● What the exercise asks:
Starting at the first line of the data, please print exactly those lines through the one that holds "- 1]]).range([o.plot[3], o.plot[2]]);", omitting every picture.

● Dataset content:

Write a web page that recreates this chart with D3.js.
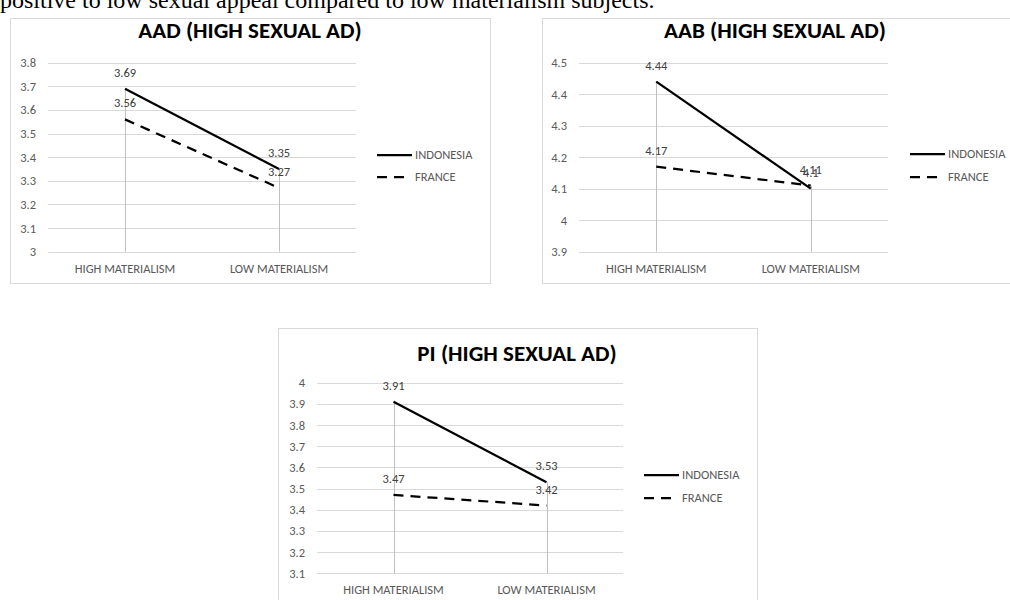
<!DOCTYPE html>
<html>
<head>
<meta charset="utf-8">
<script src="https://cdn.jsdelivr.net/npm/d3@7"></script>
<style>
  html, body { margin: 0; padding: 0; background: #fff; }
  svg { display: block; }
</style>
</head>
<body>
<svg id="c" width="1010" height="600"></svg>
<script>
// ---------- data ----------
const categories = ["HIGH MATERIALISM", "LOW MATERIALISM"];
const seriesNames = ["INDONESIA", "FRANCE"];

const aadIndonesia = [3.69, 3.35];
const aadFrance = [3.56, 3.27];
const aadTicks = [3, 3.1, 3.2, 3.3, 3.4, 3.5, 3.6, 3.7, 3.8];

const aabIndonesia = [4.44, 4.1];
const aabFrance = [4.17, 4.11];
const aabTicks = [3.9, 4, 4.1, 4.2, 4.3, 4.4, 4.5];

const piIndonesia = [3.91, 3.53];
const piFrance = [3.47, 3.42];
const piTicks = [3.1, 3.2, 3.3, 3.4, 3.5, 3.6, 3.7, 3.8, 3.9, 4];

const headerText = "positive to low sexual appeal compared to low materialism subjects.";

// ---------- drawing ----------
const svg = d3.select("#c");
const FONT = "Carlito, Lato, 'Open Sans', sans-serif";
const FS = 12.5;

svg.append("text")
  .attr("x", 0).attr("y", 8)
  .attr("font-family", "'Liberation Serif', 'Times New Roman', serif")
  .attr("font-size", 24)
  .attr("fill", "#000")
  .text(headerText);

function drawChart(o) {
  const g = svg.append("g");
  // frame
  g.append("rect")
    .attr("x", o.frame[0] + 0.5).attr("y", o.frame[1] + 0.5)
    .attr("width", o.frame[2] - o.frame[0]).attr("height", o.frame[3] - o.frame[1])
    .attr("fill", "#fff").attr("stroke", "#d9d9d9").attr("stroke-width", 1);

  // title
  g.append("text")
    .attr("x", o.titleX).attr("y", o.titleY)
    .attr("text-anchor", "middle")
    .attr("font-family", FONT).attr("font-weight", "bold")
    .attr("font-size", 23).attr("fill", "#000")
    .text(o.title);

  const x = d3.scaleBand().domain(categories).range([o.plot[0], o.plot[1]]);
  const y = d3.scaleLinear().domain([o.ticks[0], o.ticks[o.ticks.length - 1]]).range([o.plot[3], o.plot[2]]);

  // gridlines
  g.append("g").selectAll("line").data(o.ticks).join("line")
    .attr("x1", o.plot[0]).attr("x2", o.plot[1])
    .attr("y1", d => Math.round(y(d)) + 0.5).attr("y2", d => Math.round(y(d)) + 0.5)
    .attr("stroke", "#d9d9d9").attr("stroke-width", 1);

  // y axis labels
  const yAxis = d3.axisLeft(y).tickValues(o.ticks).tickSize(0).tickPadding(0)
    .tickFormat(d => d3.format("")(+d.toFixed(1)));
  const ya = g.append("g").attr("transform", `translate(${o.tickRight},0)`).call(yAxis);
  ya.select(".domain").remove();
  ya.selectAll("text").attr("font-family", FONT).attr("font-size", FS).attr("fill", "#595959");

  // x axis labels
  const xAxis = d3.axisBottom(x).tickSize(0).tickPadding(0);
  const xa = g.append("g").attr("transform", `translate(0,${o.plot[3] + 12})`).call(xAxis);
  xa.select(".domain").remove();
  xa.selectAll("text").attr("font-family", FONT).attr("font-size", FS).attr("fill", "#595959");

  const cx = c => x(c) + x.bandwidth() / 2;

  // drop lines
  g.append("g").selectAll("line").data(categories).join("line")
    .attr("x1", c => Math.round(cx(c)) + 0.5).attr("x2", c => Math.round(cx(c)) + 0.5)
    .attr("y1", (c, i) => y(Math.max(o.series[0][i], o.series[1][i])))
    .attr("y2", y(o.ticks[0]))
    .attr("stroke", "#c0c0c0").attr("stroke-width", 1);

  const line = d3.line().x((d, i) => cx(categories[i])).y(d => y(d));
  const dashes = [null, "10,7"];
  o.series.forEach((s, k) => {
    g.append("path").datum(s)
      .attr("d", line)
      .attr("fill", "none").attr("stroke", "#000").attr("stroke-width", 2.25)
      .attr("stroke-dasharray", dashes[k]);
  });

  // data labels
  o.series.forEach((s, k) => {
    g.append("g").selectAll("text").data(s).join("text")
      .attr("x", (d, i) => cx(categories[i]))
      .attr("y", d => y(d) - 12)
      .attr("text-anchor", "middle")
      .attr("font-family", FONT).attr("font-size", FS).attr("fill", "#404040")
      .text(d => d3.format("")(d));
  });

  // legend
  seriesNames.forEach((n, k) => {
    const ly = o.legendY[k];
    g.append("line")
      .attr("x1", o.legendX).attr("x2", o.legendX + (k === 0 ? 35 : 27))
      .attr("y1", ly).attr("y2", ly)
      .attr("stroke", "#000").attr("stroke-width", 2.25)
      .attr("stroke-dasharray", dashes[k]);
    g.append("text")
      .attr("x", o.legendX + 38).attr("y", ly).attr("dy", "0.35em")
      .attr("font-family", FONT).attr("font-size", FS).attr("fill", "#595959")
      .text(n);
  });
}

drawChart({
  title: "AAD (HIGH SEXUAL AD)",
  frame: [10, 18, 490, 283],
  titleX: 250, titleY: 38,
  plot: [48, 356, 62.7, 251.7],
  tickRight: 36,
  ticks: aadTicks,
  series: [aadIndonesia, aadFrance],
  legendX: 377, legendY: [155, 177]
});

drawChart({
  title: "AAB (HIGH SEXUAL AD)",
  frame: [542, 18, 1014, 283],
  titleX: 775, titleY: 38,
  plot: [579, 888, 62.7, 251.7],
  tickRight: 567,
  ticks: aabTicks,
  series: [aabIndonesia, aabFrance],
  legendX: 910, legendY: [154, 177]
});

drawChart({
  title: "PI (HIGH SEXUAL AD)",
  frame: [278, 328, 757, 610],
  titleX: 517, titleY: 361,
  plot: [317, 623, 382.7, 573.3],
  tickRight: 305,
  ticks: piTicks,
  series: [piIndonesia, piFrance],
  legendX: 644, legendY: [475, 498]
});
</script>
</body>
</html>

● Exercise answer:
Write a web page that recreates this chart with D3.js.
<!DOCTYPE html>
<html>
<head>
<meta charset="utf-8">
<script src="https://cdn.jsdelivr.net/npm/d3@7"></script>
<style>
  html, body { margin: 0; padding: 0; background: #fff; }
  svg { display: block; }
</style>
</head>
<body>
<svg id="c" width="1010" height="600"></svg>
<script>
// ---------- data ----------
const categories = ["HIGH MATERIALISM", "LOW MATERIALISM"];
const seriesNames = ["INDONESIA", "FRANCE"];

const aadIndonesia = [3.69, 3.35];
const aadFrance = [3.56, 3.27];
const aadTicks = [3, 3.1, 3.2, 3.3, 3.4, 3.5, 3.6, 3.7, 3.8];

const aabIndonesia = [4.44, 4.1];
const aabFrance = [4.17, 4.11];
const aabTicks = [3.9, 4, 4.1, 4.2, 4.3, 4.4, 4.5];

const piIndonesia = [3.91, 3.53];
const piFrance = [3.47, 3.42];
const piTicks = [3.1, 3.2, 3.3, 3.4, 3.5, 3.6, 3.7, 3.8, 3.9, 4];

const headerText = "positive to low sexual appeal compared to low materialism subjects.";

// ---------- drawing ----------
const svg = d3.select("#c");
const FONT = "Carlito, Lato, 'Open Sans', sans-serif";
const FS = 12.5;

svg.append("text")
  .attr("x", 0).attr("y", 8)
  .attr("font-family", "'Liberation Serif', 'Times New Roman', serif")
  .attr("font-size", 24)
  .attr("fill", "#000")
  .text(headerText);

function drawChart(o) {
  const g = svg.append("g");
  // frame
  g.append("rect")
    .attr("x", o.frame[0] + 0.5).attr("y", o.frame[1] + 0.5)
    .attr("width", o.frame[2] - o.frame[0]).attr("height", o.frame[3] - o.frame[1])
    .attr("fill", "#fff").attr("stroke", "#d9d9d9").attr("stroke-width", 1);

  // title
  g.append("text")
    .attr("x", o.titleX).attr("y", o.titleY)
    .attr("text-anchor", "middle")
    .attr("font-family", FONT).attr("font-weight", "bold")
    .attr("font-size", 23).attr("fill", "#000")
    .text(o.title);

  const x = d3.scaleBand().domain(categories).range([o.plot[0], o.plot[1]]);
  const y = d3.scaleLinear().domain([o.ticks[0], o.ticks[o.ticks.length - 1]]).range([o.plot[3], o.plot[2]]);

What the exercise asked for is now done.